ENJOY them fresh, with ice cream or on breakfast cereal, as a jam or even a wine. Every supermarket sells blueberries, but why not grow them at home?
Blueberries were first imported into Europe from North America in the 1930s. Commercial production in Australia didn’t start until the 1970s, when the Victorian Department of Agriculture imported seeds from the USA.
Interestingly, North American Indians were harvesting blueberries in the wild for several centuries before European settlement.
Clive Blazey of the Diggers Club suggests blueberries have the highest antioxidant levels, gram for gram, of any fruit.
Blueberries, which are self-pollinating, grow well in this area. They thrive best in acid soil, the same as rhododendrons and camellias, blending in well with these with their white-to-pink flowers and brilliant autumn leaf colour. Similarly, blueberries must be grown in well-drained soil, and at least eight hours sunlight a day is essential.
Plant 1.5 metres apart and mulch well, as blueberries have a shallow root system, similar to other acid-loving plants.
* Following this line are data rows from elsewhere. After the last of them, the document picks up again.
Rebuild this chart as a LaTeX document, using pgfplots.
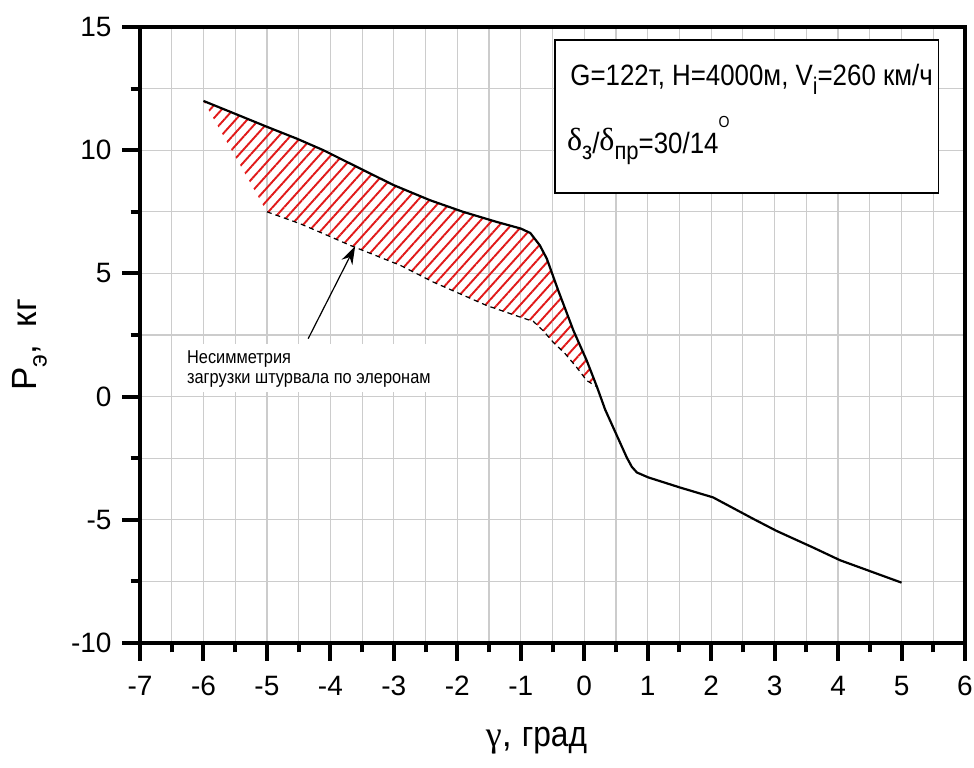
\documentclass[border=0pt]{standalone}
\usepackage{fontspec}
\setmainfont{Liberation Sans}
\newfontfamily\cond{Liberation Sans}[FakeStretch=0.88]
\newfontfamily\grk{Liberation Serif}
\usepackage{pgfplots}
\pgfplotsset{compat=1.18}
\usetikzlibrary{patterns.meta,calc,arrows.meta}
\definecolor{hatchred}{RGB}{225,25,25}
\begin{document}
\begin{tikzpicture}
\begin{axis}[
  scale only axis, width=412.5pt, height=308pt,
  xmin=-7, xmax=6, ymin=-10, ymax=15,
  xtick={-7,-6,...,6}, ytick={-10,-5,...,15},
  minor x tick num=1, minor y tick num=1,
  grid=both,
  major grid style={draw=black!20, line width=0.6pt},
  minor grid style={draw=black!20, line width=0.6pt},
  axis line style={line width=2pt},
  tick pos=left, tick align=outside,
  major tick length=8.8pt, minor tick length=4.7pt,
  tick style={draw=black, line width=2pt},
  ticklabel style={font=\fontsize{14}{14}\selectfont},
  xticklabel style={yshift=-4.2pt},
  yticklabel style={xshift=-1.9pt},
  /pgf/number format/assume math mode=true,
  xlabel={{\grk γ}, {\cond град}},
  ylabel={P\raisebox{-0.3em}{\fontsize{12.5}{12.5}\selectfont э},\hspace{9pt}кг},
  xlabel style={at={(axis description cs:0.4806,-0.1593)}, anchor=center, font=\fontsize{18}{18}\selectfont},
  ylabel style={at={(axis description cs:-0.134,0.4837)}, anchor=center, rotate=0, font=\fontsize{17.5}{17.5}\selectfont},
]
% hatched region
\addplot[draw=none, pattern={Lines[angle=48, distance=4.3pt, line width=0.95pt]}, pattern color=hatchred] coordinates {
(-6,12.0) (-5.58,11.56) (-5,10.95) (-4.53,10.47) (-4.11,10.0) (-3.48,9.19) (-3,8.58) (-2.43,7.97) (-1.91,7.5) (-1.38,7.09) (-1.0,6.82) (-0.85,6.64) (-0.7,6.14) (-0.59,5.6) (-0.41,4.31) (-0.17,2.68) (0.04,1.46) (0.2,0.4)
(0.04,0.65) (-0.12,1.19) (-0.3,1.74) (-0.49,2.21) (-0.65,2.68) (-0.8,3.05) (-1.0,3.22) (-1.54,3.7) (-2.38,4.65) (-2.9,5.33) (-3.69,6.14) (-4,6.49) (-4.48,7.02) (-5,7.5) (-6,12.0)
};
% lower dashed boundary
\addplot[black, line width=0.6pt, dash pattern=on 2.5pt off 2pt] coordinates {
(-5,7.5) (-4.48,7.02) (-4,6.49) (-3.69,6.14) (-2.9,5.33) (-2.38,4.65) (-1.54,3.7) (-1.0,3.22) (-0.8,3.05) (-0.65,2.68) (-0.49,2.21) (-0.3,1.74) (-0.12,1.19) (0.04,0.65) (0.2,0.4)
};
% main curve
\addplot[black, line width=1.1pt] coordinates {
(-6,12.0) (-5.58,11.56) (-5,10.95) (-4.53,10.47) (-4.11,10.0) (-3.48,9.19) (-3,8.58) (-2.43,7.97) (-1.91,7.5) (-1.38,7.09) (-1.0,6.82) (-0.85,6.64) (-0.7,6.14) (-0.59,5.6) (-0.41,4.31) (-0.17,2.68) (0.04,1.46) (0.2,0.4) (0.33,-0.53) (0.5,-1.5) (0.67,-2.47) (0.75,-2.85) (0.83,-3.08) (1.01,-3.28) (1.51,-3.69) (2.03,-4.09) (2.67,-4.97) (3.03,-5.45) (3.61,-6.13) (4.03,-6.64) (5.0,-7.55)
};
% annotation
\fill[white] (axis cs:-6.5,0.175) rectangle (axis cs:-2.036,2.14);
\node[anchor=base west, inner sep=0, font=\cond\fontsize{9.3}{9.3}\selectfont] at (axis cs:-6.264,1.35) {Несимметрия};
\node[anchor=base west, inner sep=0, font=\cond\fontsize{9.3}{9.3}\selectfont] at (axis cs:-6.264,0.516) {загрузки штурвала по элеронам};
\draw[-{Stealth[length=9pt,width=6pt]}, line width=0.6pt] (axis cs:-4.35,2.35) -- (axis cs:-3.61,6.1);
% info box
\draw[fill=white, line width=0.7pt] (axis cs:-0.46,8.26) rectangle (axis cs:5.58,14.47);
\node[anchor=base west, inner sep=0, font=\cond\fontsize{14.7}{14.7}\selectfont] at (axis cs:-0.224,12.64) {G=122т, H=4000м, V\raisebox{-4.5pt}{\fontsize{12}{12}\selectfont i}=260 км/ч};
\node[anchor=base west, inner sep=0, font=\cond\fontsize{14.7}{14.7}\selectfont] at (axis cs:-0.276,9.88) {{\grk\fontsize{16}{16}\selectfont\raisebox{1.5pt}{δ}}\raisebox{-3pt}{\fontsize{12.5}{12.5}\selectfont з}/{\grk\fontsize{16}{16}\selectfont\raisebox{1.5pt}{δ}}\raisebox{-3pt}{\fontsize{12.5}{12.5}\selectfont пр}=30/14\raisebox{13pt}{\fontsize{8}{8}\selectfont O}};
\coordinate (bl) at (rel axis cs:0,0);
\coordinate (tr) at (rel axis cs:1,1);
\end{axis}
\pgfresetboundingbox
\path[use as bounding box] ($(bl)+(-70pt,-62pt)$) rectangle ($(tr)+(4.5pt,13.5pt)$);
\end{tikzpicture}
\end{document}
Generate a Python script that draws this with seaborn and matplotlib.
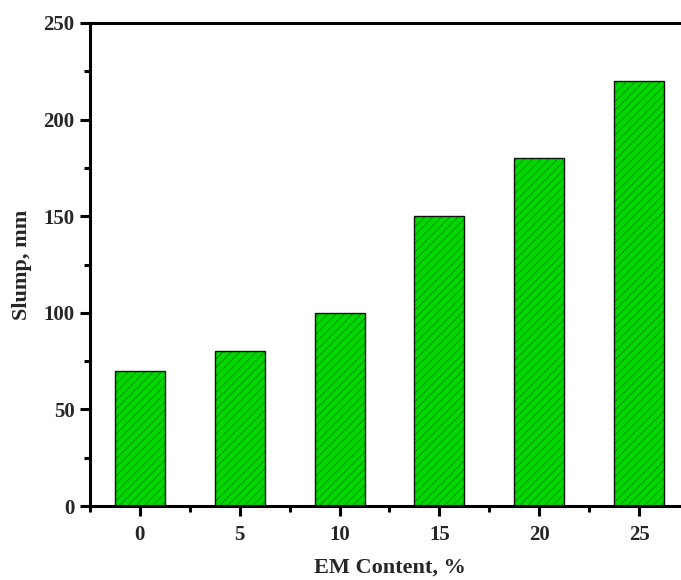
import numpy as np
import pandas as pd
import matplotlib
matplotlib.use("Agg")
import matplotlib.pyplot as plt
from matplotlib.ticker import MultipleLocator, FixedLocator
import seaborn as sns

em_content = ["0", "5", "10", "15", "20", "25"]
slump_mm = [70, 80, 100, 150, 180, 220]

df = pd.DataFrame({"EM Content, %": em_content, "Slump, mm": slump_mm})

sns.set_style("ticks")
plt.rcParams["font.family"] = ["Liberation Serif", "DejaVu Serif"]
plt.rcParams["font.weight"] = "bold"
plt.rcParams["hatch.linewidth"] = 0.7

fig = plt.figure(figsize=(6.81, 5.80), dpi=100)
ax = fig.add_axes([90 / 681, 74 / 580, 599 / 681, 483 / 580])

sns.barplot(data=df, x="EM Content, %", y="Slump, mm", order=em_content,
            color="#00D800", saturation=1, width=0.5, ax=ax,
            edgecolor="#009400", linewidth=0, hatch="////")
sns.barplot(data=df, x="EM Content, %", y="Slump, mm", order=em_content,
            width=0.5, ax=ax, facecolor="none", edgecolor="#101010",
            linewidth=1.0)

ax.set_xlim(-0.5, 5.5)
ax.set_ylim(0, 250)
ax.yaxis.set_major_locator(MultipleLocator(50))
ax.yaxis.set_minor_locator(MultipleLocator(25))
ax.xaxis.set_minor_locator(FixedLocator(np.arange(-0.5, 6, 1)))

for s in ["left", "bottom", "top", "right"]:
    ax.spines[s].set_linewidth(2.2)
    ax.spines[s].set_color("black")

ax.tick_params(axis="both", which="major", direction="out", length=7,
               width=2.2, labelsize=15, pad=4, color="black")
ax.tick_params(axis="x", which="major", pad=7)
ax.tick_params(axis="both", which="minor", direction="out", length=4,
               width=2.2, color="black")
for lab in ax.get_xticklabels() + ax.get_yticklabels():
    lab.set_fontweight("bold")

ax.set_xlabel("EM Content, %", fontsize=16, fontweight="bold", labelpad=9)
ax.set_ylabel("Slump, mm", fontsize=16, fontweight="bold", labelpad=8)

fig.savefig("out.png", dpi=100)
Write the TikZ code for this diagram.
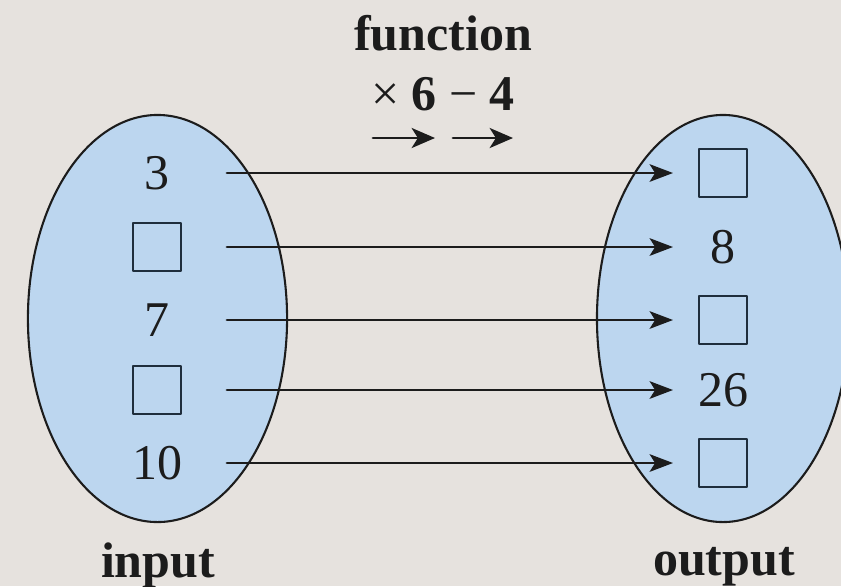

When first planted and for the first few months, feed regularly with an organic liquid seaweed plant food.
It’s vital the soil doesn’t dry out, as with all fruiting plants, so the ideal watering system is the drip method. The fruit is borne on the previous season’s growth, with vigorous new wood producing the most fruit. Birds love to eat blueberries too, so netting is vital once the flowers appear.
Heavy pruning should not be done in the first four years, except for shaping and removing dead or spindly growth in the dormant winter period. Harvesting usually happens in December, when the fruit turns a deep purple. Store them fresh in the fridge, or freeze without any loss of goodness.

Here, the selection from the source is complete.